Kafka log of tier size per partition

Use kafka.log to find the total tier size for a partition.

kafka.log:type=Log,name=TierSize,topic=TieredStorage,partition=0: Total tier size for the given partition.

Example performance test

This reference performance test demonstrates expected throughput metrics for a 6-broker cluster with Tiered Storage, showing producer, consumer, archiver, and fetcher rates. The throughput performance of a Kafka cluster with Tiered Storage activated has been recorded as a reference for expected metrics. The high-level details and configurations of the cluster and environment are listed.

Cluster Configurations:

6 brokers
r5.xlarge AWS instances
GP2 disks, 2 TB
104857600 (100 MB) segment.bytes
A single topic with 24 partitions and replication factor 3

Producer and Consumer Details:

6 producers each with a target rate of 20 MB/s (120 MB/s total)
12 total consumers
6 consumers read records from the end of the topic with a target rate of 20 MB/s
6 consumers read records from the beginning of the topic from S3 through the fetcher with an uncapped rate

Values may differ based on the configurations of producers, consumers, brokers, and topics.
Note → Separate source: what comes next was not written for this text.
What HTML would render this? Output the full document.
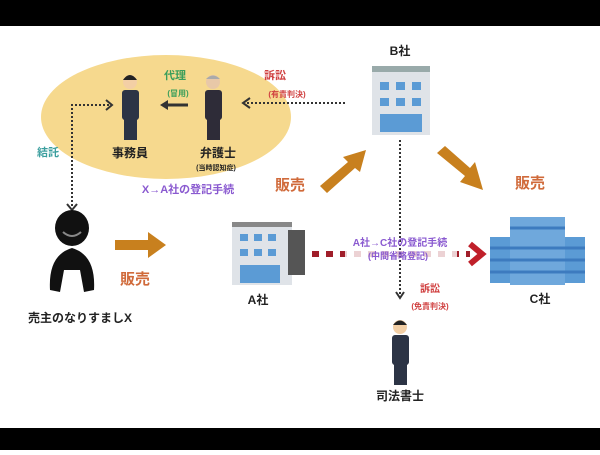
<!DOCTYPE html>
<html><head><meta charset="utf-8"><style>
body{margin:0;width:600px;height:450px;background:#fff;overflow:hidden;font-family:"Liberation Sans","Noto Sans CJK JP",sans-serif}
svg text{font-family:"Liberation Sans","Noto Sans CJK JP",sans-serif;font-weight:bold;text-anchor:middle}
</style></head><body>
<svg width="600" height="450" viewBox="0 0 600 450">
<rect x="0" y="0" width="600" height="26" fill="#000"/>
<rect x="0" y="428" width="600" height="22" fill="#000"/>
<ellipse cx="166" cy="117" rx="125" ry="62" fill="#f6d98e"/>
<g stroke="#333" stroke-width="2" stroke-dasharray="2,2" fill="none">
<path d="M72 206 V105 H110"/>
<path d="M345 103 H245"/>
<path d="M400 140 V296"/>
</g>
<path d="M106 100 L112 105 L106 110" stroke="#333" stroke-width="2" fill="none"/>
<path d="M250 98 L243 103 L250 108" stroke="#333" stroke-width="2" fill="none"/>
<path d="M67 204 L72 210 L77 204" stroke="#333" stroke-width="2" fill="none"/>
<path d="M396 292 L400 298 L404 292" stroke="#333" stroke-width="2" fill="none"/>
<line x1="188" y1="105" x2="163" y2="105" stroke="#333" stroke-width="3"/>
<path d="M168 100 L160 105 L168 110Z" fill="#333"/>
<g>
<circle cx="130" cy="82" r="7" fill="#f3cfa5"/><path d="M123 80 Q130 70 137 80Z" fill="#222"/>
<rect x="122" y="90" width="17" height="30" rx="3" fill="#2c3445"/><rect x="124" y="118" width="13" height="22" fill="#2c3445"/>
<circle cx="213" cy="82" r="7" fill="#e8c8a8"/><path d="M206 79 Q213 72 220 79Z" fill="#aaa"/>
<rect x="205" y="90" width="17" height="30" rx="3" fill="#2e2c38"/><rect x="207" y="118" width="13" height="22" fill="#2e2c38"/>
<circle cx="400" cy="327" r="7" fill="#f3cfa5"/><path d="M393 325 Q400 316 407 325Z" fill="#222"/>
<rect x="392" y="335" width="17" height="30" rx="3" fill="#2c3445"/><rect x="394" y="363" width="13" height="22" fill="#2c3445"/>
</g>
<ellipse cx="72" cy="228" rx="17" ry="18" fill="#111"/>
<path d="M50 290 Q48 255 72 248 Q96 255 94 290 L84 292 L80 270 L64 270 L60 292Z" fill="#111"/>
<path d="M63 232 Q72 240 81 232" stroke="#888" stroke-width="2" fill="none"/>
<g fill="#c8801e">
<polygon points="115,240 148,240 148,232 166,245 148,258 148,250 115,250"/>
<polygon points="320,186 348,162 343,157 366,150 360,172 355,168 327,193"/>
<polygon points="437,153 445,146 470,168 475,162 483,190 460,182 465,176"/>
</g>
<rect x="372" y="70" width="58" height="65" fill="#dfe3e8"/>
<rect x="372" y="66" width="58" height="6" fill="#9aa"/>
<g fill="#5b9bd5"><rect x="380" y="82" width="9" height="8"/><rect x="396" y="82" width="9" height="8"/><rect x="412" y="82" width="9" height="8"/>
<rect x="380" y="98" width="9" height="8"/><rect x="396" y="98" width="9" height="8"/><rect x="412" y="98" width="9" height="8"/>
<rect x="380" y="114" width="42" height="18"/></g>
<rect x="232" y="225" width="60" height="60" fill="#dfe3e8"/>
<rect x="232" y="222" width="60" height="5" fill="#888"/>
<rect x="288" y="230" width="17" height="45" fill="#555"/>
<g fill="#5b9bd5"><rect x="240" y="234" width="8" height="7"/><rect x="254" y="234" width="8" height="7"/><rect x="268" y="234" width="8" height="7"/>
<rect x="240" y="249" width="8" height="7"/><rect x="254" y="249" width="8" height="7"/><rect x="268" y="249" width="8" height="7"/>
<rect x="240" y="265" width="40" height="18"/></g>
<rect x="490" y="237" width="95" height="46" fill="#5b9bd5"/>
<rect x="510" y="217" width="55" height="68" fill="#6fa8dc"/>
<g stroke="#3d7bbf" stroke-width="3"><line x1="490" y1="248" x2="585" y2="248"/><line x1="490" y1="260" x2="585" y2="260"/><line x1="490" y1="272" x2="585" y2="272"/><line x1="510" y1="228" x2="565" y2="228"/></g>
<line x1="312" y1="254" x2="470" y2="254" stroke="#a01e2a" stroke-width="6" stroke-dasharray="7,7"/>
<rect x="345" y="236" width="112" height="28" fill="#fff" opacity="0.8"/>
<line x1="400" y1="236" x2="400" y2="264" stroke="#333" stroke-width="2" stroke-dasharray="2,2"/>
<polyline points="470,244 482,254 470,264" stroke="#c0202a" stroke-width="6" fill="none"/>
<text x="175" y="79" font-size="11" fill="#3a9e5a">代理</text>
<text x="178" y="96" font-size="8" fill="#3a9e5a">(冒用)</text>
<text x="275" y="79" font-size="11" fill="#d04040">訴訟</text>
<text x="287" y="97" font-size="8" fill="#d04040">(有責判決)</text>
<text x="130" y="157" font-size="12" fill="#222">事務員</text>
<text x="218" y="157" font-size="12" fill="#222">弁護士</text>
<text x="216" y="170" font-size="7" fill="#222">(当時認知症)</text>
<text x="48" y="156" font-size="11" fill="#3a9e9e">結託</text>
<text x="188" y="193" font-size="11" fill="#8a5ad0">X→A社の登記手続</text>
<text x="290" y="190" font-size="15" fill="#d06a3a">販売</text>
<text x="530" y="188" font-size="15" fill="#d06a3a">販売</text>
<text x="135" y="284" font-size="15" fill="#d06a3a">販売</text>
<text x="400" y="55" font-size="12" fill="#222">B社</text>
<text x="258" y="304" font-size="12" fill="#222">A社</text>
<text x="540" y="303" font-size="12" fill="#222">C社</text>
<text x="80" y="322" font-size="12" fill="#222">売主のなりすましX</text>
<text x="400" y="246" font-size="10" fill="#8a5ad0">A社→C社の登記手続</text>
<text x="398" y="259" font-size="9" fill="#8a5ad0">(中間省略登記)</text>
<text x="430" y="292" font-size="10" fill="#d04040">訴訟</text>
<text x="430" y="309" font-size="8" fill="#d04040">(免責判決)</text>
<text x="400" y="400" font-size="12" fill="#222">司法書士</text>
</svg>
</body></html>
For example, using a log segment size of 1 GB instead of 100 MB may result in lower archiver throughput.

Throughput Metric	Value (MB/s)
Producer (cluster total)	115
Producer (average across brokers)	19
Consumer (cluster total)	623
Archiver (average across brokers)	19
Fetcher (average across brokers)	104

Supported platforms and features

AWS with Amazon S3, GCP with Google Cloud Storage (GCS), Azure with Azure Blob Storage, Pure Storage FlashBlade, Nutanix Objects, NetApp Object Storage, Dell EMC ECS, MinIO, Cloudian, Ceph, and Scality through the Amazon S3 API are supported with Tiered Storage.
The Kubernetes Confluent Operator supports Tiered Storage, as described in Tiered Storage under Configure Storage with Confluent Operator.

Configuration options

To learn more about configuration options for Tiered Storage, see the following sections:

Kafka Broker and Controller Configuration Reference for Confluent Platform - Search the page for options prefixed with confluent.tier.
Configure and Manage Tiered Storage from Confluent Control Center

Disabling Tiered Storage

Disabling Tiered Storage stops offloading new segments to object storage while preserving access to previously tiered data. You can disable Tiered Storage by setting confluent.tier.enable=false. This disables additional tiering. New and existing data not yet offloaded to object storage is not offloaded. Previously tiered (offloaded) data remains in object storage (tiered).

If you disable Tiered Storage, make sure that confluent.tier.feature remains enabled (confluent.tier.feature=true) so that tiering-related components like the tier fetcher remain enabled and previously tiered data can be fetched.